In 1983, Peter Calthorpe founded the award-winning firm of Calthorpe Associates devoted to sustainable urban design and planning globally. Metropolis Magazine claims: “The titles of Peter Calthorpe’s books trace the recent history of urban design in its most vital and prescient manifestations, starting in 1986 with Sustainable Communities followed by The Regional City: Planning for the End of Sprawl , and most recently Urbanism in the Age of Climate Change”. In the early 90’s he developed the concept of Transit Oriented Development described in his book The Next American Metropolis: Ecology, Community and the American Dream -- an idea that is now the foundation of many regional policies and city plans around the world.
Peter Calthorpe is one of the founders and the first board president of Congress of New Urbanism. For his contribution in redefining the models of urban and suburban growth, Calthorpe was named one of 25 “innovators on the cutting edge” by Newsweek Magazine and was awarded ULI’s prestigious “J.C. Nichols Prize for Visionaries in Urban Development” in 2006.

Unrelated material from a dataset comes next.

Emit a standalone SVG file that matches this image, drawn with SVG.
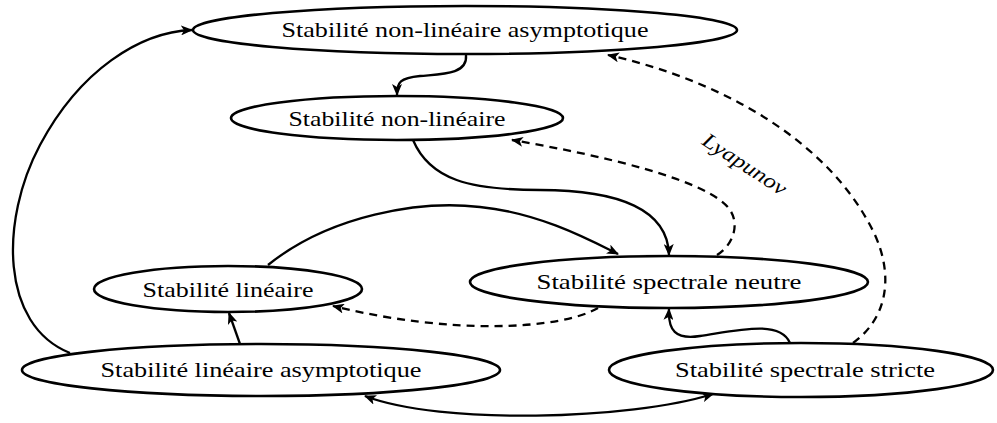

His work in Europe, Asia and the Middle East has demonstrated that community design with a focus on environmental sustainability and human scale can be adapted throughout the globe. His current work throughout China is focused on developing standards and examples of Low Carbon Cities in Beijing, Chongqing, Kunming, Zhuhai, Jinan, and other major cities. This experience led to the publication of Emerald Cities; Planning for Smart and Green China and the adoption by the Chinese State Council of its design principles. Currently his work with the State of California has led the adoption of state of the art software, UrbanFootprint, used to measure the social, environmental and economic impacts of differing development patterns in advancing low carbon futures for the state.
Through design, innovation, publications, and realized projects, Peter Calthorpe’s 30 year practice has helped solidify a global trend towards the key principles of New Urbanism: that successful places – whether neighborhoods, towns, urban districts or metropolitan regions – must be diverse in uses and users, must be scaled to the pedestrian and human interaction, and must be environmentally sustainable.